Stated problem: Give the data below again, word for word.

Data extract:
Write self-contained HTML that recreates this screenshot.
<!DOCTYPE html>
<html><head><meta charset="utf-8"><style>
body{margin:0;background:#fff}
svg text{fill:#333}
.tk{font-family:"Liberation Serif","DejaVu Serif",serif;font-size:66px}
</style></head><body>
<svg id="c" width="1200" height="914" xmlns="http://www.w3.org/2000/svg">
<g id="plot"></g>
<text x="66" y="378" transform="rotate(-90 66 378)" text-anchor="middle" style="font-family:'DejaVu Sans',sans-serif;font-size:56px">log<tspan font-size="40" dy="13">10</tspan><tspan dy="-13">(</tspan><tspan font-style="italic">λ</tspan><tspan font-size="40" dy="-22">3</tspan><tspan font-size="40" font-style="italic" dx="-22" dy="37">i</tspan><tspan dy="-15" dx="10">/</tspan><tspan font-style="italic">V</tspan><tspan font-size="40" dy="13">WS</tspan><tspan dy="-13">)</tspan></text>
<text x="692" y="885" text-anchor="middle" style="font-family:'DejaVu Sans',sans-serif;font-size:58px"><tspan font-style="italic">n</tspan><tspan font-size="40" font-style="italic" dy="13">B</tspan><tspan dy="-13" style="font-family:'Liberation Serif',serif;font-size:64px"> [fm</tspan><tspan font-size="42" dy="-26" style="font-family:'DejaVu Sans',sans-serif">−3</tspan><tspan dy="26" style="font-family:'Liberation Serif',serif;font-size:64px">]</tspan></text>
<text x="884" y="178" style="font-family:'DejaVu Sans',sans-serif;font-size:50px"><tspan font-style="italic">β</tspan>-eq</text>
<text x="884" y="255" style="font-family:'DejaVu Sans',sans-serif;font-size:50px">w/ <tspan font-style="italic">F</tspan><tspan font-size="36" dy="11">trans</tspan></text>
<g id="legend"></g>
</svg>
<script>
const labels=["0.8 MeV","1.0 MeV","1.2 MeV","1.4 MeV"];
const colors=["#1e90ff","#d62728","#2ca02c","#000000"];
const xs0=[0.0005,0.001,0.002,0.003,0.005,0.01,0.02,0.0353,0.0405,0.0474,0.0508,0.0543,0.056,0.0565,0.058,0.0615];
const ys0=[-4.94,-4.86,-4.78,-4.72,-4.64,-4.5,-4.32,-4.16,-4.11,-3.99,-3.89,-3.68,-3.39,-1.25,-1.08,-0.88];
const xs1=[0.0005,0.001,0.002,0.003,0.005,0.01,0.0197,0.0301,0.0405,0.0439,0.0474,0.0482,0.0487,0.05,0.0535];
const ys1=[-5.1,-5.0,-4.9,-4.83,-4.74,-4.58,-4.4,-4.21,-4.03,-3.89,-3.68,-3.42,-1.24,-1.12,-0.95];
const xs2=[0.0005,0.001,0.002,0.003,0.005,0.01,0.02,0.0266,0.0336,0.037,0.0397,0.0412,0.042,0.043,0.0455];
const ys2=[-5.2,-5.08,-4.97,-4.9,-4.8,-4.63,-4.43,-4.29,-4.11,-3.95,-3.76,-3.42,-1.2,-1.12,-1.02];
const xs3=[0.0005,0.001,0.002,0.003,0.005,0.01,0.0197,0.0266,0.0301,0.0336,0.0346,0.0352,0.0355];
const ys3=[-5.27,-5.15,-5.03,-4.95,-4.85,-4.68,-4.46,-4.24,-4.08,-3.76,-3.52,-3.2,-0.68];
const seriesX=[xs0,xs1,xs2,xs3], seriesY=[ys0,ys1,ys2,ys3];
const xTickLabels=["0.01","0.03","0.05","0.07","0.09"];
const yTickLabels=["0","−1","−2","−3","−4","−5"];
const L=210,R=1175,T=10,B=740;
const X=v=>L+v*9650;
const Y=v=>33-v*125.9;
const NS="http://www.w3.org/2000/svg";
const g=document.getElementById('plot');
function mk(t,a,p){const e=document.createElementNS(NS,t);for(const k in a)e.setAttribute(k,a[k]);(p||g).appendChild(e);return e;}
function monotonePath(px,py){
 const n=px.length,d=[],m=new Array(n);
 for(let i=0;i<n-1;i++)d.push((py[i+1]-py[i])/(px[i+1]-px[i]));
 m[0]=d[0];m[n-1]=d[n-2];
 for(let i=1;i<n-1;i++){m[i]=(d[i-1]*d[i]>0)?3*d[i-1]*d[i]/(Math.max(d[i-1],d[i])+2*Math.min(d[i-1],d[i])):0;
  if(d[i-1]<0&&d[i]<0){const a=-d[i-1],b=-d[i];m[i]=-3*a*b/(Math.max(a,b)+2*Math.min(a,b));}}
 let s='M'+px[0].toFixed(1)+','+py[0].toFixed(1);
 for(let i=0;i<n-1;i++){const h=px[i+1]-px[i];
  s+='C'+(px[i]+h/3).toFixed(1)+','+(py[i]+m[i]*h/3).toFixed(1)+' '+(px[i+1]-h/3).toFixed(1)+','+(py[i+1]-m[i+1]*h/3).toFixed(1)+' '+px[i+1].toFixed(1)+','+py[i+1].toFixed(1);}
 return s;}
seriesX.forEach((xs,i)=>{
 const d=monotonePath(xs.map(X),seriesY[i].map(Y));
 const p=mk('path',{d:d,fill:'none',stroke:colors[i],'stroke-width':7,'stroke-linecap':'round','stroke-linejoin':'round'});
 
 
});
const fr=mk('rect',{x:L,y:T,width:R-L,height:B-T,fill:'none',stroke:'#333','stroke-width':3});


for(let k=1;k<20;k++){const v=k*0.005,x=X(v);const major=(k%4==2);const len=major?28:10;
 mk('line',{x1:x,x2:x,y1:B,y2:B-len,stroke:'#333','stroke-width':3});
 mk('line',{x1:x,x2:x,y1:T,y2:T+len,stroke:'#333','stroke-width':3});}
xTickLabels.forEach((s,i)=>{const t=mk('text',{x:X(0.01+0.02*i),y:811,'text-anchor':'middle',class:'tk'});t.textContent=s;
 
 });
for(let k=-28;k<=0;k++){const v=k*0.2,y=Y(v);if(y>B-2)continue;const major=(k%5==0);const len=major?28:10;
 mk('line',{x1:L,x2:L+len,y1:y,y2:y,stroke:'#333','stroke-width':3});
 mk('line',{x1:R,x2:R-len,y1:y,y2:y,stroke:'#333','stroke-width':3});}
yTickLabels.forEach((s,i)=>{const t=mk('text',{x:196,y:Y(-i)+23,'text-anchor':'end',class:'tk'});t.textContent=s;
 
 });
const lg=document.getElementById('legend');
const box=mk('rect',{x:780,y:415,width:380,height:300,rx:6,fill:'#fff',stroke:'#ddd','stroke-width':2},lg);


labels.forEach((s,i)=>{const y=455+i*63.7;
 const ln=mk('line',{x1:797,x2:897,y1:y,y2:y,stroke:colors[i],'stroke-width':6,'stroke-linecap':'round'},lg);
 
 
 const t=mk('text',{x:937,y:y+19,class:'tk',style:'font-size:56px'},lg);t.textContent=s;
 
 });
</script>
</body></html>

Exercise response:
Write self-contained HTML that recreates this screenshot.
<!DOCTYPE html>
<html><head><meta charset="utf-8"><style>
body{margin:0;background:#fff}
svg text{fill:#333}
.tk{font-family:"Liberation Serif","DejaVu Serif",serif;font-size:66px}
</style></head><body>
<svg id="c" width="1200" height="914" xmlns="http://www.w3.org/2000/svg">
<g id="plot"></g>
<text x="66" y="378" transform="rotate(-90 66 378)" text-anchor="middle" style="font-family:'DejaVu Sans',sans-serif;font-size:56px">log<tspan font-size="40" dy="13">10</tspan><tspan dy="-13">(</tspan><tspan font-style="italic">λ</tspan><tspan font-size="40" dy="-22">3</tspan><tspan font-size="40" font-style="italic" dx="-22" dy="37">i</tspan><tspan dy="-15" dx="10">/</tspan><tspan font-style="italic">V</tspan><tspan font-size="40" dy="13">WS</tspan><tspan dy="-13">)</tspan></text>
<text x="692" y="885" text-anchor="middle" style="font-family:'DejaVu Sans',sans-serif;font-size:58px"><tspan font-style="italic">n</tspan><tspan font-size="40" font-style="italic" dy="13">B</tspan><tspan dy="-13" style="font-family:'Liberation Serif',serif;font-size:64px"> [fm</tspan><tspan font-size="42" dy="-26" style="font-family:'DejaVu Sans',sans-serif">−3</tspan><tspan dy="26" style="font-family:'Liberation Serif',serif;font-size:64px">]</tspan></text>
<text x="884" y="178" style="font-family:'DejaVu Sans',sans-serif;font-size:50px"><tspan font-style="italic">β</tspan>-eq</text>
<text x="884" y="255" style="font-family:'DejaVu Sans',sans-serif;font-size:50px">w/ <tspan font-style="italic">F</tspan><tspan font-size="36" dy="11">trans</tspan></text>
<g id="legend"></g>
</svg>
<script>
const labels=["0.8 MeV","1.0 MeV","1.2 MeV","1.4 MeV"];
const colors=["#1e90ff","#d62728","#2ca02c","#000000"];
const xs0=[0.0005,0.001,0.002,0.003,0.005,0.01,0.02,0.0353,0.0405,0.0474,0.0508,0.0543,0.056,0.0565,0.058,0.0615];
const ys0=[-4.94,-4.86,-4.78,-4.72,-4.64,-4.5,-4.32,-4.16,-4.11,-3.99,-3.89,-3.68,-3.39,-1.25,-1.08,-0.88];
const xs1=[0.0005,0.001,0.002,0.003,0.005,0.01,0.0197,0.0301,0.0405,0.0439,0.0474,0.0482,0.0487,0.05,0.0535];
const ys1=[-5.1,-5.0,-4.9,-4.83,-4.74,-4.58,-4.4,-4.21,-4.03,-3.89,-3.68,-3.42,-1.24,-1.12,-0.95];
const xs2=[0.0005,0.001,0.002,0.003,0.005,0.01,0.02,0.0266,0.0336,0.037,0.0397,0.0412,0.042,0.043,0.0455];
const ys2=[-5.2,-5.08,-4.97,-4.9,-4.8,-4.63,-4.43,-4.29,-4.11,-3.95,-3.76,-3.42,-1.2,-1.12,-1.02];
const xs3=[0.0005,0.001,0.002,0.003,0.005,0.01,0.0197,0.0266,0.0301,0.0336,0.0346,0.0352,0.0355];
const ys3=[-5.27,-5.15,-5.03,-4.95,-4.85,-4.68,-4.46,-4.24,-4.08,-3.76,-3.52,-3.2,-0.68];
const seriesX=[xs0,xs1,xs2,xs3], seriesY=[ys0,ys1,ys2,ys3];
const xTickLabels=["0.01","0.03","0.05","0.07","0.09"];
const yTickLabels=["0","−1","−2","−3","−4","−5"];
const L=210,R=1175,T=10,B=740;
const X=v=>L+v*9650;
const Y=v=>33-v*125.9;
const NS="http://www.w3.org/2000/svg";
const g=document.getElementById('plot');
function mk(t,a,p){const e=document.createElementNS(NS,t);for(const k in a)e.setAttribute(k,a[k]);(p||g).appendChild(e);return e;}
function monotonePath(px,py){
 const n=px.length,d=[],m=new Array(n);
 for(let i=0;i<n-1;i++)d.push((py[i+1]-py[i])/(px[i+1]-px[i]));
 m[0]=d[0];m[n-1]=d[n-2];
 for(let i=1;i<n-1;i++){m[i]=(d[i-1]*d[i]>0)?3*d[i-1]*d[i]/(Math.max(d[i-1],d[i])+2*Math.min(d[i-1],d[i])):0;
  if(d[i-1]<0&&d[i]<0){const a=-d[i-1],b=-d[i];m[i]=-3*a*b/(Math.max(a,b)+2*Math.min(a,b));}}
 let s='M'+px[0].toFixed(1)+','+py[0].toFixed(1);
 for(let i=0;i<n-1;i++){const h=px[i+1]-px[i];
  s+='C'+(px[i]+h/3).toFixed(1)+','+(py[i]+m[i]*h/3).toFixed(1)+' '+(px[i+1]-h/3).toFixed(1)+','+(py[i+1]-m[i+1]*h/3).toFixed(1)+' '+px[i+1].toFixed(1)+','+py[i+1].toFixed(1);}
 return s;}
seriesX.forEach((xs,i)=>{
 const d=monotonePath(xs.map(X),seriesY[i].map(Y));
 const p=mk('path',{d:d,fill:'none',stroke:colors[i],'stroke-width':7,'stroke-linecap':'round','stroke-linejoin':'round'});
 
 
});
const fr=mk('rect',{x:L,y:T,width:R-L,height:B-T,fill:'none',stroke:'#333','stroke-width':3});


for(let k=1;k<20;k++){const v=k*0.005,x=X(v);const major=(k%4==2);const len=major?28:10;
 mk('line',{x1:x,x2:x,y1:B,y2:B-len,stroke:'#333','stroke-width':3});
 mk('line',{x1:x,x2:x,y1:T,y2:T+len,stroke:'#333','stroke-width':3});}
xTickLabels.forEach((s,i)=>{const t=mk('text',{x:X(0.01+0.02*i),y:811,'text-anchor':'middle',class:'tk'});t.textContent=s;
 
 });
for(let k=-28;k<=0;k++){const v=k*0.2,y=Y(v);if(y>B-2)continue;const major=(k%5==0);const len=major?28:10;
 mk('line',{x1:L,x2:L+len,y1:y,y2:y,stroke:'#333','stroke-width':3});
 mk('line',{x1:R,x2:R-len,y1:y,y2:y,stroke:'#333','stroke-width':3});}
yTickLabels.forEach((s,i)=>{const t=mk('text',{x:196,y:Y(-i)+23,'text-anchor':'end',class:'tk'});t.textContent=s;
 
 });
const lg=document.getElementById('legend');
const box=mk('rect',{x:780,y:415,width:380,height:300,rx:6,fill:'#fff',stroke:'#ddd','stroke-width':2},lg);


labels.forEach((s,i)=>{const y=455+i*63.7;
 const ln=mk('line',{x1:797,x2:897,y1:y,y2:y,stroke:colors[i],'stroke-width':6,'stroke-linecap':'round'},lg);
 
 
 const t=mk('text',{x:937,y:y+19,class:'tk',style:'font-size:56px'},lg);t.textContent=s;
 
 });
</script>
</body></html>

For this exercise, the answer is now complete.